Dani managed the rest of the reception prep while periodically checking on the cake progress with increasing anxiety.

Even guests got involved, Mrs. Porter offering her grandmother's frosting recipe, a couple from Vermont who turned out to be amateur bakers joining the production line.

Kate found herself in the center of it all, not directing but participating, her hands covered in flour and frosting, her siblings working beside her.

The kitchen became a disaster zone of mixing bowls and cooling racks, the smell of vanilla and butter filling the inn.

They made mistakes, had to start over twice, argued about frosting consistency and decoration styles.

At some point, Ben appeared, summoned by someone though Kate didn't know who. He assessed the situation and disappeared, returning an hour later with a professional cake decorating kit he'd borrowed from somewhere.

“My sister's friend decorates cakes,” he explained, setting up the tools. “She taught me a few things.”

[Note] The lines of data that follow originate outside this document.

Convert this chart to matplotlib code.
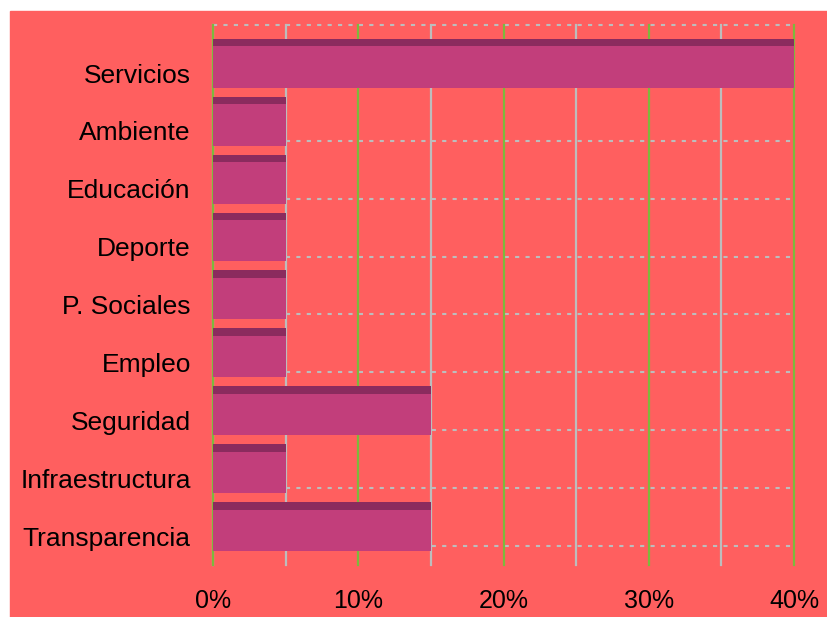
import numpy as np
import matplotlib.pyplot as plt
import matplotlib.patches as patches

# datos
categorias = ["Servicios", "Ambiente", "Educación", "Deporte", "P. Sociales",
              "Empleo", "Seguridad", "Infraestructura", "Transparencia"]
porcentajes = [40, 5, 5, 5, 5, 5, 15, 5, 15]
ticks_mayores = [0, 10, 20, 30, 40]
ticks_menores = [5, 15, 25, 35]
etiquetas_x = ["0%", "10%", "20%", "30%", "40%"]

plt.rcParams['font.family'] = ['Liberation Sans', 'DejaVu Sans']

W, H = 827, 617
fig = plt.figure(figsize=(W / 100, H / 100), dpi=100)
fig.patch.set_facecolor('white')
# fondo rojo (deja un borde blanco arriba e izquierda)
fondo = patches.Rectangle((10 / W, 0), 1, (H - 11) / H,
                          transform=fig.transFigure,
                          color='#FF5F5F', zorder=-10)
fig.add_artist(fondo)

ax = fig.add_axes([213 / W, 52 / H, (794 - 213) / W, (592 - 52) / H])
ax.set_facecolor('none')
ax.set_zorder(5)

n = len(categorias)
pos = np.arange(n)

# rejilla
for x in [0] + ticks_menores:
    ax.axvline(x, color='#BDBDBD', lw=1.6, zorder=1, clip_on=False)
for x in ticks_mayores:
    ax.axvline(x, color='#7DB93C', lw=1.6, zorder=1.1, clip_on=False)
ax.hlines(np.arange(-0.5, n), 0, 40, colors='#BDBDBD', lw=1.5,
          linestyles=(0, (2, 3)), zorder=1, clip_on=False)

# barras
ax.barh(pos - 0.26, porcentajes, height=0.845, align='edge',
        color='#C23E7B', edgecolor='none', zorder=2)
ax.barh(pos - 0.26, porcentajes, height=0.13, align='edge',
        color='#8B2B5E', edgecolor='none', zorder=3)

ax.set_xlim(0, 40)
ax.set_ylim(n - 0.5 + 19 / 58, -0.5)

ax.set_xticks(ticks_mayores)
ax.set_xticklabels(etiquetas_x, fontsize=18)
ax.set_yticks(pos + 0.33)
ax.set_yticklabels(categorias, fontsize=19)
ax.tick_params(axis='x', length=0, pad=17)
ax.tick_params(axis='y', length=0, pad=16)

for s in ax.spines.values():
    s.set_visible(False)

fig.savefig('out.png', dpi=100, facecolor=fig.get_facecolor())
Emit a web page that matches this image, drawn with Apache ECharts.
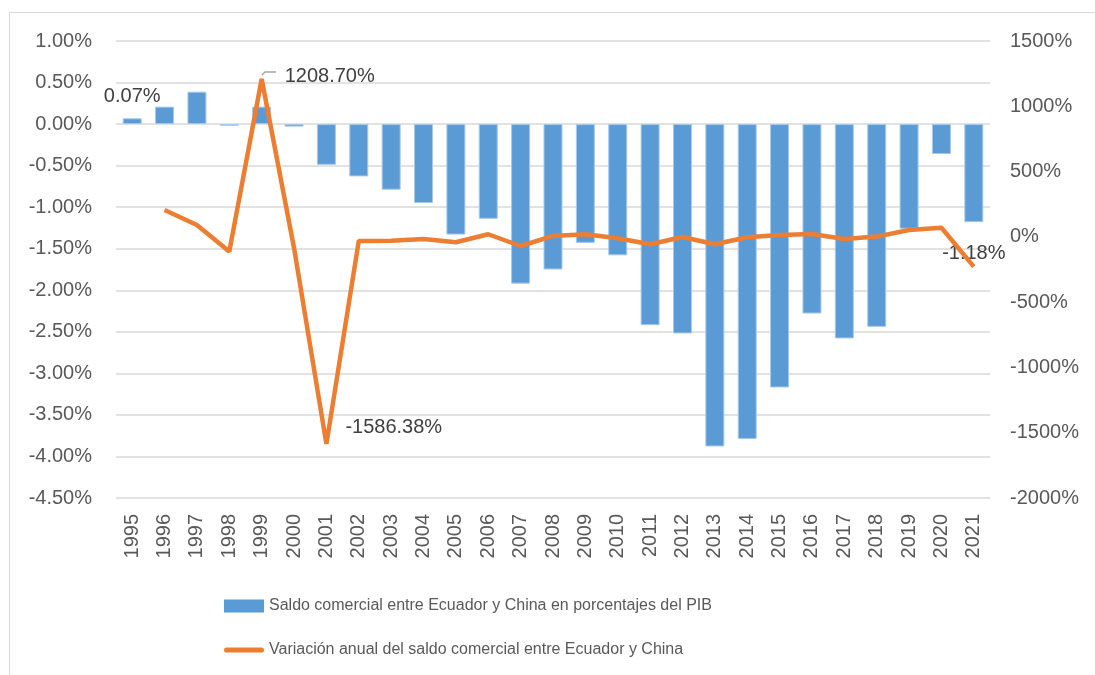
<!DOCTYPE html>
<html>
<head>
<meta charset="utf-8">
<script src="https://cdn.jsdelivr.net/npm/echarts@6/dist/echarts.min.js"></script>
<style>
  html, body { margin: 0; padding: 0; background: #fff; }
  #main { width: 1095px; height: 675px; }
</style>
</head>
<body>
<div id="main"></div>
<script>
// datos
var years = ['1995', '1996', '1997', '1998', '1999', '2000', '2001', '2002', '2003',
    '2004', '2005', '2006', '2007', '2008', '2009', '2010', '2011', '2012', '2013',
    '2014', '2015', '2016', '2017', '2018', '2019', '2020', '2021'];
// saldo comercial en % del PIB
var saldoPib = [0.07, 0.21, 0.39, -0.02, 0.21, -0.03, -0.49, -0.63, -0.79,
    -0.95, -1.33, -1.14, -1.92, -1.75, -1.43, -1.58, -2.42, -2.52, -3.88,
    -3.79, -3.17, -2.28, -2.58, -2.44, -1.26, -0.36, -1.18];
// variación anual en %
var variacion = [null, 206, 91, -113, 1208.70, -85, -1586.38, -31, -29,
    -16, -41, 20, -70, 7, 20, -11, -57, -1, -57,
    -3, 15, 22, -16, 2, 53, 70, -228];
var leftTicks = { min: -4.5, max: 1, step: 0.5 };
var rightTicks = { min: -2000, max: 1500, step: 500 };

var FONT = 'Liberation Sans';
var TXT = '#595959';
var serieBarra = 'Saldo comercial entre Ecuador y China en porcentajes del PIB';
var serieLinea = 'Variación anual del saldo comercial entre Ecuador y China';

var myChart = echarts.init(document.getElementById('main'));

// etiquetas de datos solo en algunos puntos
var barData = saldoPib.map(function (v, i) {
    if (i === 0) {
        return { value: v, label: { show: true, position: 'top', distance: 12, formatter: '0.07%' } };
    }
    if (i === saldoPib.length - 1) {
        return { value: v, label: { show: true, position: 'bottom', distance: 21, formatter: '-1.18%' } };
    }
    return v;
});
var lineData = variacion.map(function (v, i) {
    if (i === 4) {
        return { value: v, label: { show: true, position: 'right', distance: 23, offset: [0, -3], formatter: '1208.70%' } };
    }
    if (i === 6) {
        return { value: v, label: { show: true, position: 'right', distance: 19, offset: [0, -17], formatter: '-1586.38%' } };
    }
    return v;
});

var option = {
    animation: false,
    textStyle: { fontFamily: FONT },
    graphic: [
        {
            type: 'rect',
            shape: { x: 9.5, y: 12.5, width: 1100, height: 700 },
            style: { fill: 'none', stroke: '#d9d9d9', lineWidth: 1 },
            silent: true
        },
        {
            // guía de la etiqueta 1208.70%
            type: 'polyline',
            shape: { points: [[262, 75], [265, 72], [276, 72]] },
            style: { stroke: '#a6a6a6', lineWidth: 1.5, fill: 'none' },
            z: 10
        }
    ],
    grid: {
        left: 116,
        right: 105,
        top: 41,
        bottom: 177
    },
    legend: {
        orient: 'vertical',
        left: 219,
        top: 593,
        itemGap: 28,
        itemWidth: 40,
        itemHeight: 13,
        textStyle: { color: TXT, fontSize: 16 },
        data: [
            { name: serieBarra, icon: 'rect', itemStyle: { borderWidth: 0 } },
            { name: serieLinea, icon: 'path://M2.5,0 L37.5,0 A2.5,2.5 0 0 1 37.5,5 L2.5,5 A2.5,2.5 0 0 1 2.5,0 Z' }
        ]
    },
    xAxis: {
        type: 'category',
        data: years,
        axisLine: { show: false },
        axisTick: { show: false },
        axisLabel: {
            rotate: 90,
            margin: 16,
            color: TXT,
            fontSize: 20
        }
    },
    yAxis: [
        {
            type: 'value',
            min: leftTicks.min,
            max: leftTicks.max,
            interval: leftTicks.step,
            axisLine: { show: false },
            axisTick: { show: false },
            axisLabel: {
                margin: 24,
                color: TXT,
                fontSize: 20,
                formatter: function (v) { return v.toFixed(2) + '%'; }
            },
            splitLine: { lineStyle: { color: '#d9d9d9', width: 1.5 } }
        },
        {
            type: 'value',
            min: rightTicks.min,
            max: rightTicks.max,
            interval: rightTicks.step,
            axisLine: { show: false },
            axisTick: { show: false },
            axisLabel: {
                margin: 20,
                color: TXT,
                fontSize: 20,
                formatter: function (v) { return v + '%'; }
            },
            splitLine: { show: false }
        }
    ],
    series: [
        {
            name: serieBarra,
            type: 'bar',
            yAxisIndex: 0,
            barWidth: 19,
            itemStyle: { color: '#5b9bd5', borderColor: '#a9c9ea', borderWidth: 1 },
            label: { color: '#404040', fontSize: 20 },
            data: barData
        },
        {
            name: serieLinea,
            type: 'line',
            yAxisIndex: 1,
            symbol: 'circle',
            symbolSize: 0,
            showSymbol: true,
            lineStyle: { color: '#ed7d31', width: 4.5 },
            itemStyle: { color: '#ed7d31' },
            label: { color: '#404040', fontSize: 20 },
            data: lineData,
            z: 3
        }
    ]
};
myChart.setOption(option);
window.addEventListener('resize', function () {
    myChart.resize();
});
</script>
</body>
</html>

Kate wanted to thank him, to apologize, to say something about that night in his workshop, but there wasn't time. The cake needed to be ready by tomorrow afternoon, and they were racing against physics and chemistry and the brutal honesty of gravity.

They worked through the night. Around two in the morning, with the layers finally cooled and the frosting achieving the right consistency, Kate found herself beside Ben, both of them carefully smoothing buttercream with tools she hadn't known existed.

“This is insane,” she whispered, not wanting to wake the guests trying to sleep above them.

“This is team effort,” he corrected. “This is what you've built, Kate. People who show up when disaster strikes.”

“You showed up, and I wouldn’t blame you if you didn’t.”

“I’ll always show up.”

The weight of that truth, the consistency of his presence even when she'd pushed him away, made her throat tight.

She wanted to say something real, something that acknowledged what he meant to her, but James chose that moment to knock over a bowl of frosting, and the moment dissolved into cleanup and starting over.

She was so exhausted by that time that all she could do was laugh.

By dawn, they had something that looked like a wedding cake.

Not professional, not perfect, but three tiers of vanilla and lemon with buttercream frosting and sugar flowers that Dani had crafted with surprising skill.

It leaned slightly to the left, and the frosting wasn't completely smooth, but it existed.

“It's beautiful,” Dani said, exhausted.

“It's crooked,” Tom pointed out, but he was smiling.

“It's authentic,” Marcy declared. “Made with love and panic, the two essential ingredients.”

They all stood there, exhausted and covered in flour and frosting, admiring their imperfect creation.

Kate felt something she hadn't experienced in years: pure, uncomplicated joy.

They'd faced disaster and overcome it together.

Not her solving it alone, not her directing others, but all of them working as one unit.